Revelation 12:11 NLT
I grew up in what was once considered a “non-traditional” home. Due to my dad’s alcoholism, my parents divorced when I was a toddler, and my mom became a single career woman. As a result, I grew very independent, and at the age of twelve, declared myself an atheist. Not a big deal since we didn’t attend church anyway. But looking back, I know my claim of atheism was simply a challenge for God to reveal himself to me.
I continued through some rebellious teen years in complete denial of God’s existence, but around fifteen, I began to experience negative emotions—a sense of futility, unexplainable sadness, and a disturbing emptiness. Of course, I didn’t know the emptiness inside of me was simply the void that only God could fill. All I knew was that something was missing.
These negative feelings increased dramatically when, just before my sophomore year, a carload of fellow teens were killed in a terrible wreck. As I grieved for them, I was keenly aware of my own mortality. And despite my claim that God wasn’t real, a part of me yearned for something beyond a short earthly life followed up by nothingness. For the first time ever, I cried out to God. My ‘prayer’ was simple: “If you’re real, please, show yourself to me.”
A few months later, I was “kidnapped” by some Christian kids and literally taken, against my will, to a Young Life meeting. By then I’d forgotten my desperate little prayer and, fuming in the backseat, I plotted an escape from what I knew would be a “religious gathering.” But before I knew it, I was sitting with about a hundred other kids, listening as they sung with enthusiasm, watching silly skits and, to my surprise, being caught totally off guard by the leader’s message. I’d never heard the gospel before. And something inside of me hungered for more. Of course, I was too stubborn to give my heart to God so easily.
So I willingly attended a few more Young Life meetings, listening carefully to the messages. I even went to what they called a “rap session,” a casual get-together where kids could talk about God, ask questions, or just express themselves.

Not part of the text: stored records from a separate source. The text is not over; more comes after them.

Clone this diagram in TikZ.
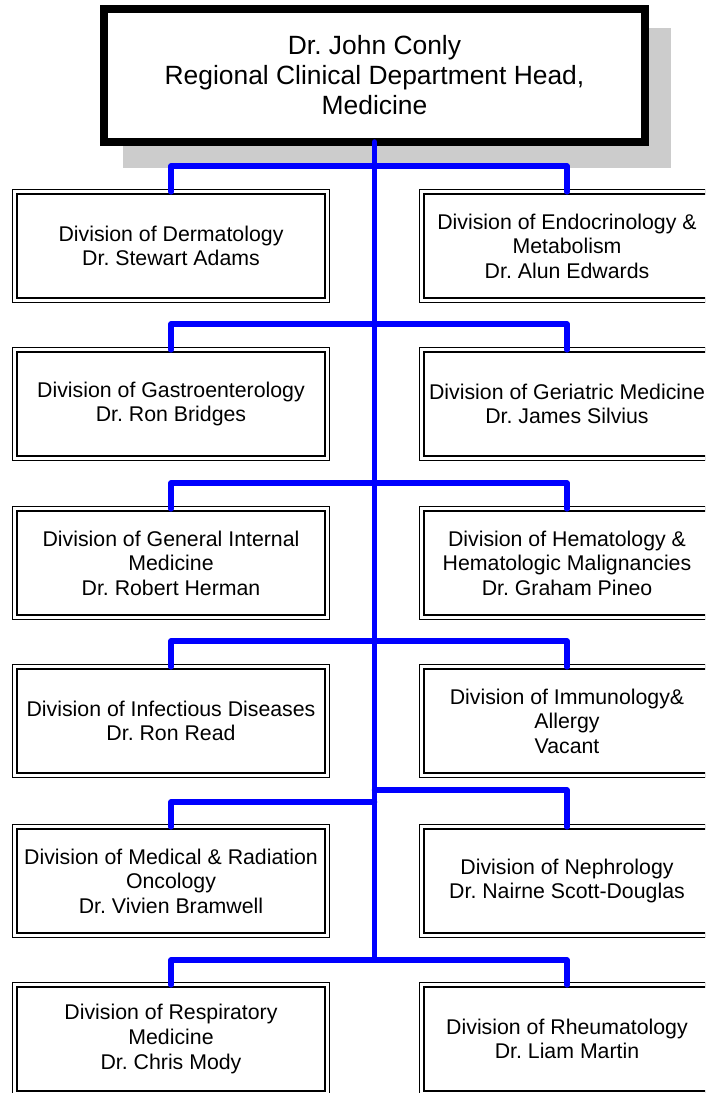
\documentclass[tikz,border=0pt]{standalone}
\usepackage{fontspec}
\setmainfont{Liberation Sans}
\frenchspacing
\definecolor{shadowgray}{HTML}{CCCCCC}
\definecolor{linkblue}{HTML}{0000FF}
\newcommand{\divfont}{\fontsize{21.3}{24.6}\selectfont\frenchspacing}
\newcommand{\headfont}{\fontsize{26.4}{30}\selectfont\frenchspacing}
\begin{document}
\begin{tikzpicture}[x=1pt,y=-1pt,
  divbox/.style={draw=black, double=white, double distance=3.1pt, line width=1.2pt,
    fill=white, minimum height=108.3pt, inner sep=0pt, outer sep=0pt,
    align=center, font=\divfont},
  leftbox/.style={divbox, minimum width=312.3pt},
  rightbox/.style={divbox, minimum width=290.3pt},
  headbox/.style={draw=black, line width=8pt, fill=white, minimum width=541pt,
    minimum height=133pt, inner sep=0pt, outer sep=0pt, align=center, font=\headfont},
  conn/.style={draw=linkblue, line width=5.5pt, line cap=round, line join=round}]
\useasboundingbox (0,0) rectangle (705,1093);
\clip (0,0) rectangle (705,1093);
% shadow
\fill[shadowgray] (123,28) rectangle (671,168);
% head
\node[headbox] (head) at (374.5,75.5) {Dr. John Conly\\Regional Clinical Department Head,\\Medicine};
% divisions
\node[leftbox]  (l1) at (171,246) {Division of Dermatology\\Dr. Stewart Adams};
\node[rightbox] (r1) at (567,246) {Division of Endocrinology \&\\Metabolism\\Dr. Alun Edwards};
\node[leftbox]  (l2) at (171,404) {Division of Gastroenterology\\Dr. Ron Bridges};
\node[rightbox] (r2) at (567,404) {Division of Geriatric Medicine\\Dr. James Silvius};
\node[leftbox]  (l3) at (171,563) {Division of General Internal\\Medicine\\Dr. Robert Herman};
\node[rightbox] (r3) at (567,563) {Division of Hematology \&\\Hematologic Malignancies\\Dr. Graham Pineo};
\node[leftbox]  (l4) at (171,721) {Division of Infectious Diseases\\Dr. Ron Read};
\node[rightbox] (r4) at (567,721) {Division of Immunology\&\\Allergy\\Vacant};
\node[leftbox]  (l5) at (171,881) {Division of Medical \& Radiation\\Oncology\\Dr. Vivien Bramwell};
\node[rightbox] (r5) at (567,881) {Division of Nephrology\\Dr. Nairne Scott-Douglas};
\node[leftbox]  (l6) at (171,1039) {Division of Respiratory\\Medicine\\Dr. Chris Mody};
\node[rightbox] (r6) at (567,1039) {Division of Rheumatology\\Dr. Liam Martin};
% connectors
\coordinate (trunkend) at (374.5,960);
\coordinate (j5l) at (374.5,802);
\coordinate (j5r) at (374.5,790);
\draw[conn] (head.south) -- (trunkend);
\draw[conn] (l1.north) -- ++(0,-25.8) -| (r1.north);
\draw[conn] (l2.north) -- ++(0,-25.8) -| (r2.north);
\draw[conn] (l3.north) -- ++(0,-25.8) -| (r3.north);
\draw[conn] (l4.north) -- ++(0,-25.8) -| (r4.north);
\draw[conn] (l5.north) |- (j5l);
\draw[conn] (j5r) -| (r5.north);
\draw[conn] (l6.north) -- ++(0,-24.8) -| (r6.north);
\end{tikzpicture}
\end{document}
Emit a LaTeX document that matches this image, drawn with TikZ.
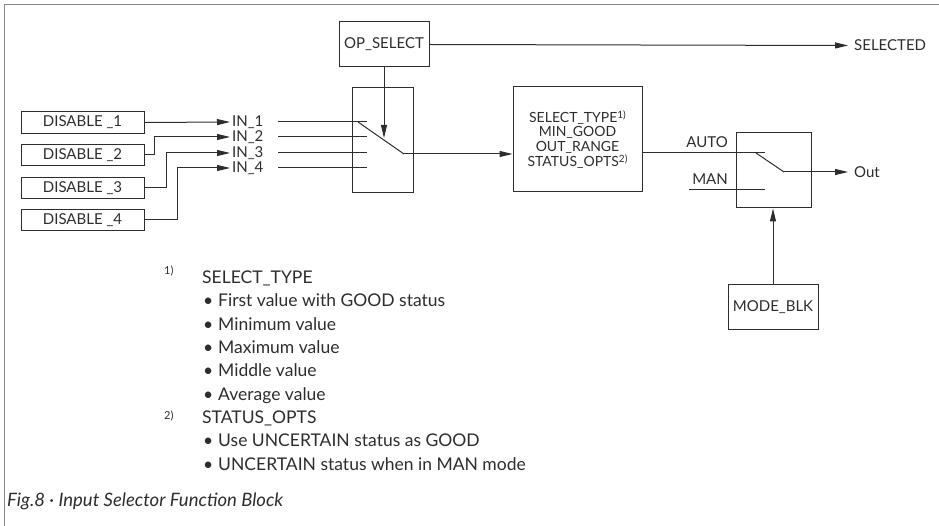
\documentclass[tikz,border=0pt]{standalone}
\usepackage{fontspec}
\setmainfont{Lato}
\usetikzlibrary{arrows.meta}
\definecolor{ink}{RGB}{45,45,45}
\definecolor{framec}{RGB}{135,135,135}
\newcommand{\supmark}[1]{\raisebox{3.5pt}{\fontsize{10}{10}\selectfont #1}}
\begin{document}
\begin{tikzpicture}[x=1pt,y=-1pt,
  box/.style={draw=ink, line width=1pt, inner sep=0pt, text=ink, font=\fontsize{15}{17}\selectfont},
  lbl/.style={inner sep=1pt, text=ink, font=\fontsize{15}{17}\selectfont},
  lblr/.style={inner sep=0pt, inner xsep=6pt, text=ink, font=\fontsize{15}{17}\selectfont},
  lbli/.style={inner sep=0pt, inner xsep=2pt, text=ink, font=\fontsize{15}{17}\selectfont},
  arr/.style={-{Triangle[length=13pt,width=6pt]}},
  wire/.style={draw=ink, line width=1pt},
  fn/.style={anchor=base west, inner sep=0pt, text=ink, font=\fontsize{17.5}{20}\selectfont},
  fnmark/.style={anchor=base west, inner sep=0pt, text=ink, font=\fontsize{11}{12}\selectfont},
  bul/.style={fn, xshift=1pt}]
\useasboundingbox (0,0) rectangle (939,526);
% frame
\draw[framec, line width=1.5pt] (4.5,526) -- (4.5,4.5) -- (939,4.5);

% blocks
\node[box, minimum width=90pt, minimum height=45pt] (opsel) at (384,44.5) {OP\_SELECT};
\node[box, minimum width=61pt, minimum height=105pt] (sw1) at (382.5,140.5) {};
\node[box, minimum width=129pt, minimum height=105pt, align=center, font=\fontsize{14}{14.7}\selectfont] (sel) at (577.5,139.5)
  {SELECT\_TYPE\supmark{1)}\\MIN\_GOOD\\OUT\_RANGE\\STATUS\_OPTS\supmark{2)}};
\node[box, minimum width=75pt, minimum height=75pt] (sw2) at (773.5,170.5) {};
\node[box, minimum width=90pt, minimum height=45pt] (mode) at (773,307.5) {MODE\_BLK};

\node[box, minimum width=123pt, minimum height=21.5pt] (d1) at (82.5,122.5) {DISABLE \_1};
\node[box, minimum width=123pt, minimum height=21.5pt] (d2) at (82.5,155) {DISABLE \_2};
\node[box, minimum width=123pt, minimum height=21.5pt] (d3) at (82.5,188) {DISABLE \_3};
\node[box, minimum width=123pt, minimum height=21.5pt] (d4) at (82.5,220) {DISABLE \_4};

% IN labels
\node[lbli, anchor=west] (in1) at (230,122) {IN\_1};
\node[lbli, anchor=west] (in2) at (230,137) {IN\_2};
\node[lbli, anchor=west] (in3) at (230,153) {IN\_3};
\node[lbli, anchor=west] (in4) at (230,168) {IN\_4};

\draw[wire,arr] (d1.east) -- (in1.west);
\draw[wire,arr] (d2.east) -- ++(10,0) |- (in2.west);
\draw[wire,arr] (d3.east) -- ++(22,0) |- (in3.west);
\draw[wire,arr] (d4.east) -- ++(33,0) |- (in4.west);

% selector switch 1
\draw[wire] (278,122) -- (367,122);
\draw[wire] (278,137) -- (367,137);
\draw[wire] (278,153) -- (367,153);
\draw[wire] (278,168) -- (367,168);
\draw[wire] (358,122) -- (404,154);
\coordinate (s1out) at (404,154);
\coordinate (s1tip) at (384,138);
\draw[wire,arr] (opsel.south) -- (s1tip);
\draw[wire,arr] (s1out) -- (s1out -| sel.west);

% selected output
\node[lblr, anchor=west] (selected) at (848,45.5) {SELECTED};
\draw[wire,arr] (opsel.east) -- (selected.west);

% mode switch
\coordinate (autoend) at (765,153);
\draw[wire] (autoend -| sel.east) -- (autoend);
\node[lbl, anchor=base east] (auto) at (729,148) {AUTO};
\draw[wire] (689,190) -- (765,190);
\node[lbl, anchor=base east] (man) at (729,185) {MAN};
\draw[wire] (756,153) -- (784,172);
\coordinate (s2out) at (784,172);
\node[lblr, anchor=west] (out) at (848,172) {Out};
\draw[wire,arr] (s2out) -- (out.west);
\draw[wire,arr] (mode.north) -- (mode.north |- sw2.south);

% footnotes
\node[fnmark] (m1) at (164,275) {1)};
\node[fn] (f0) at (202,284) {SELECT\_TYPE};
\node[bul] (f1) at (202,307) {\makebox[15pt][l]{\textbullet}First value with GOOD status};
\node[bul] (f2) at (202,330.3) {\makebox[15pt][l]{\textbullet}Minimum value};
\node[bul] (f3) at (202,353.6) {\makebox[15pt][l]{\textbullet}Maximum value};
\node[bul] (f4) at (202,376.9) {\makebox[15pt][l]{\textbullet}Middle value};
\node[bul] (f5) at (202,400.2) {\makebox[15pt][l]{\textbullet}Average value};
\node[fnmark] (m2) at (164,419) {2)};
\node[fn] (g0) at (202,423.5) {STATUS\_OPTS};
\node[bul] (g1) at (202,446.8) {\makebox[15pt][l]{\textbullet}Use UNCERTAIN status as GOOD};
\node[bul] (g2) at (202,470.1) {\makebox[15pt][l]{\textbullet}UNCERTAIN status when in MAN mode};

% caption
\node[anchor=base west, inner sep=0pt, text=ink, font=\fontsize{18.5}{20}\selectfont\itshape] (cap) at (7,506) {Fig.8 · Input Selector Function Block};
\end{tikzpicture}
\end{document}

Finally, after several weeks of “investigation” I could hold off no longer. After a intriguing rap session, I went outside into the drizzly night. And there, all by myself in a soggy parking lot, I asked Jesus into my heart. I had no idea what the long term ramifications for this commitment would be, but I knew that I needed God—desperately. I knew I couldn’t survive any longer on my own.
The entire course of my life drastically changed that night. My problems didn’t all magically disappear, but I had real help now. And, never having had an earthly father, I was hungry to get to know my Heavenly Father and immediately began to devour the Bible, attending church, youth group, camps, Bible studies, whatever I could find to help me on my spiritual journey. My primary goal as a teen, was to love and serve God with my whole heart for my whole life—with His help.
I made that commitment many decades ago . . . but God remained my true lifeline during all the ups and downs of adolescence and the multiple challenges of adulthood—marriage, children . . . life. And now, all these years later and closer to the day when I will meet Him face to face, the more I appreciate the grace and mercy He’s poured out on me throughout my life. I never could’ve survived without His love.